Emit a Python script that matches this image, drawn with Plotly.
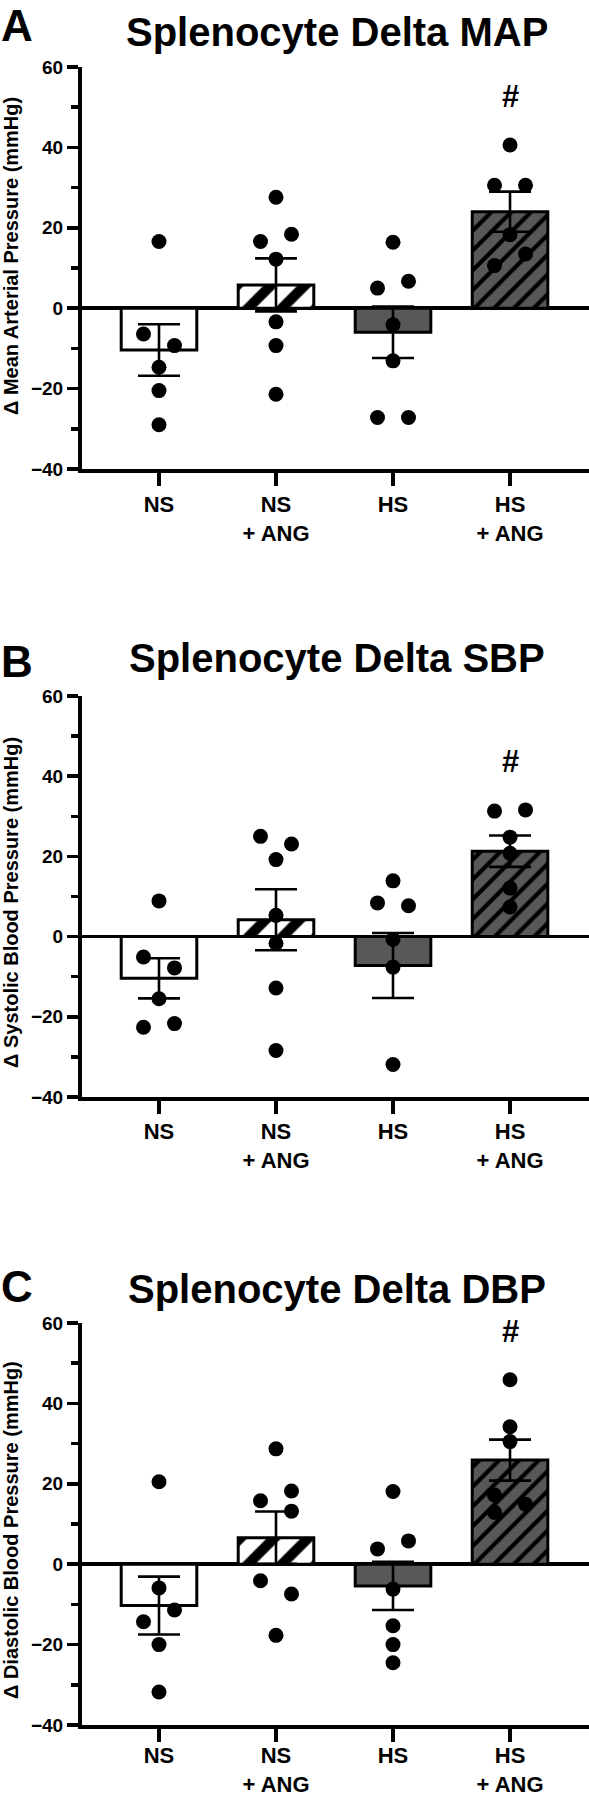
import plotly.graph_objects as go

# ---------------- data ----------------
categories = ["NS", "NS<br>+ ANG", "HS", "HS<br>+ ANG"]
panel_letters = ["A", "B", "C"]
panel_titles = ["Splenocyte Delta MAP", "Splenocyte Delta SBP", "Splenocyte Delta DBP"]
y_titles = ["Δ Mean Arterial Pressure (mmHg)",
            "Δ Systolic Blood Pressure (mmHg)",
            "Δ Diastolic Blood Pressure (mmHg)"]
y_ticks = [-40, -20, 0, 20, 40, 60]
y_minor_ticks = [-30, -10, 10, 30, 50]

# Panel A - MAP
map_ns = [16.6, -6.4, -9.3, -14.7, -20.5, -29.0]
map_ns_ang = [27.6, 16.6, 18.4, 12.2, -3.4, -9.3, -21.4]
map_hs = [16.4, 5.0, 6.7, -4.1, -13.1, -27.2, -27.2]
map_hs_ang = [40.6, 30.6, 30.6, 18.3, 10.6, 13.5]
map_mean = [-10.4, 5.8, -6.0, 24.0]
map_sem = [6.4, 6.6, 6.4, 5.0]

# Panel B - SBP
sbp_ns = [8.9, -5.1, -7.8, -15.5, -22.6, -21.7]
sbp_ns_ang = [25.0, 23.1, 19.2, 5.3, -1.7, -12.8, -28.4]
sbp_hs = [13.9, 8.4, 7.7, -0.7, -7.6, -31.9]
sbp_hs_ang = [31.3, 31.6, 20.8, 24.8, 12.1, 7.4]
sbp_mean = [-10.4, 4.2, -7.2, 21.3]
sbp_sem = [5.0, 7.6, 8.1, 3.9]

# Panel C - DBP
dbp_ns = [20.5, -5.9, -14.3, -11.4, -20.0, -31.8]
dbp_ns_ang = [28.7, 15.8, 18.2, 13.2, -4.1, -7.4, -17.7]
dbp_hs = [18.1, 3.8, 5.8, -6.2, -15.3, -20.0, -24.5]
dbp_hs_ang = [45.9, 34.2, 30.5, 17.2, 14.9, 12.9]
dbp_mean = [-10.3, 6.6, -5.4, 25.9]
dbp_sem = [7.2, 6.5, 6.0, 5.1]

sig_group = 3  # '#' marks HS + ANG
sig_text = "#"

panels = [
    dict(points=[map_ns, map_ns_ang, map_hs, map_hs_ang], mean=map_mean, sem=map_sem),
    dict(points=[sbp_ns, sbp_ns_ang, sbp_hs, sbp_hs_ang], mean=sbp_mean, sem=sbp_sem),
    dict(points=[dbp_ns, dbp_ns_ang, dbp_hs, dbp_hs_ang], mean=dbp_mean, sem=dbp_sem),
]

# ---------------- layout constants ----------------
W, H = 589, 1794
FONT = "Liberation Sans, Arial, Helvetica, sans-serif"
# pixel rows of the y=60 and y=-40 ticks for each panel
panel_px = [(67, 469), (696, 1097), (1323, 1725)]
title_px = [31.5, 658.5, 1288.5]
letter_px = [0, 636, 1261]   # top of the letter's text box
ytitle_px = [256, 903, 1530]
label_standoff = [0, -1, -5]
x_dom = [82 / W, 1.0]
x_range = [-0.658, 3.675]
BAR_W = 0.646
SWARM_STEP = 0.1325   # category units between swarm columns
SWARM_GAP = 3.6       # data units below which two dots overlap

bar_fill = ["white", "white", "#585858", "#585858"]
hatch_shape = ["", "/", "", "/"]
hatch_color = ["rgba(0,0,0,0)", "black", "rgba(0,0,0,0)", "black"]
hatch_size = [24, 24, 14, 14]
hatch_solid = [0.42, 0.42, 0.3, 0.3]


def swarm_columns(values, gap):
    n = len(values)
    order = sorted(range(n), key=lambda i: -values[i])
    col = [0] * n
    placed = []
    for i in order:
        v = values[i]
        hits = [j for j in placed if col[j] == 0 and abs(values[j] - v) < gap]
        if hits:
            j = hits[-1]
            left, right = (j, i) if j < i else (i, j)
            col[left], col[right] = -1, 1
        else:
            near = [j for j in placed if col[j] != 0 and abs(values[j] - v) < gap]
            if near:
                j = min(near, key=lambda k: abs(values[k] - v))
                col[i] = -col[j]
            else:
                col[i] = 0
        placed.append(i)
    return col


fig = go.Figure()
annotations = []
layout_axes = {}

for p, panel in enumerate(panels):
    sfx = "" if p == 0 else str(p + 1)
    xref, yref = "x" + sfx, "y" + sfx
    top_px, bot_px = panel_px[p]
    cats_x = list(range(len(categories)))

    # solid fill
    fig.add_trace(go.Bar(
        x=cats_x, y=panel["mean"], width=BAR_W,
        marker=dict(color=bar_fill, line=dict(width=0)),
        xaxis=xref, yaxis=yref, showlegend=False, hoverinfo="skip"))
    # hatching (stripes only, transparent background)
    fig.add_trace(go.Bar(
        x=cats_x, y=panel["mean"], width=BAR_W,
        marker=dict(color=hatch_color, line=dict(width=0),
                    pattern=dict(shape=hatch_shape, size=hatch_size,
                                 solidity=hatch_solid, fillmode="replace")),
        xaxis=xref, yaxis=yref, showlegend=False, hoverinfo="skip"))
    # outline
    fig.add_trace(go.Bar(
        x=cats_x, y=panel["mean"], width=BAR_W,
        marker=dict(color="rgba(0,0,0,0)", line=dict(color="black", width=3)),
        xaxis=xref, yaxis=yref, showlegend=False, hoverinfo="skip"))

    fig.add_trace(go.Scatter(
        x=cats_x, y=panel["mean"], mode="markers",
        marker=dict(size=1, color="rgba(0,0,0,0)"),
        error_y=dict(type="data", array=panel["sem"], visible=True,
                     color="black", thickness=2.6, width=21),
        xaxis=xref, yaxis=yref, showlegend=False, hoverinfo="skip"))

    xs, ys = [], []
    for g, vals in enumerate(panel["points"]):
        cols = swarm_columns(vals, SWARM_GAP)
        for v, c in zip(vals, cols):
            xs.append(g + c * SWARM_STEP)
            ys.append(v)
    fig.add_trace(go.Scatter(
        x=xs, y=ys, mode="markers",
        marker=dict(size=15, color="black", line=dict(width=0)),
        xaxis=xref, yaxis=yref, showlegend=False, hoverinfo="skip"))

    ydom = [1 - bot_px / H, 1 - top_px / H]
    layout_axes["xaxis" + sfx] = dict(
        domain=x_dom, range=x_range, anchor=yref, automargin=False,
        tickmode="array", tickvals=cats_x, ticktext=categories,
        showline=True, linewidth=4, linecolor="black",
        ticks="outside", ticklen=13, tickwidth=3.5, tickcolor="black",
        ticklabelstandoff=label_standoff[p],
        tickfont=dict(family=FONT, size=22, color="black", weight="bold"),
        showgrid=False, zeroline=False, fixedrange=True)
    layout_axes["yaxis" + sfx] = dict(
        domain=ydom, range=[-40, 60], anchor=xref, automargin=False,
        tickmode="array", tickvals=y_ticks,
        showline=True, linewidth=4, linecolor="black",
        ticks="outside", ticklen=11, tickwidth=3.5, tickcolor="black",
        minor=dict(tickmode="array", tickvals=y_minor_ticks, ticks="outside",
                   ticklen=7, tickwidth=3.5, tickcolor="black", showgrid=False),
        tickfont=dict(family=FONT, size=19, color="black", weight="bold"),
        showgrid=False, zeroline=True, zerolinecolor="black", zerolinewidth=3.5,
        fixedrange=True)

    # panel letter
    annotations.append(dict(
        text=panel_letters[p], xref="paper", yref="paper", x=0, y=1 - letter_px[p] / H,
        xanchor="left", yanchor="top", showarrow=False, borderpad=0,
        font=dict(family=FONT, size=44, color="black", weight="bold")))
    # title
    annotations.append(dict(
        text=panel_titles[p], xref="paper", yref="paper", x=336.5 / W, y=1 - title_px[p] / H,
        xanchor="center", yanchor="middle", showarrow=False,
        font=dict(family=FONT, size=40, color="black", weight="bold")))
    # y-axis title
    annotations.append(dict(
        text=y_titles[p], xref="paper", yref="paper", x=11 / W, y=1 - ytitle_px[p] / H,
        xanchor="center", yanchor="middle", textangle=-90, showarrow=False,
        font=dict(family=FONT, size=20, color="black", weight="bold")))
    # significance mark
    annotations.append(dict(
        text=sig_text, xref=xref, yref=yref, x=sig_group,
        y=max(panel["points"][sig_group]), yshift=48,
        xanchor="center", yanchor="middle", showarrow=False,
        font=dict(family=FONT, size=31, color="black", weight="bold")))

fig.update_layout(
    template="none", barmode="overlay",
    width=W, height=H, margin=dict(l=0, r=0, t=0, b=0, autoexpand=False),
    paper_bgcolor="white", plot_bgcolor="white",
    annotations=annotations, bargap=0, **layout_axes)

fig.write_html("out.html", config={"displayModeBar": False, "staticPlot": True},
               post_script="document.body.style.margin='0';document.body.style.padding='0';")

Required task
Repeat only what lies between the start of the data and the end of the line containing "import plotly.graph_objects as go", exactly, with pictures left out.

Written answer
Emit a Python script that matches this image, drawn with Plotly.
import plotly.graph_objects as go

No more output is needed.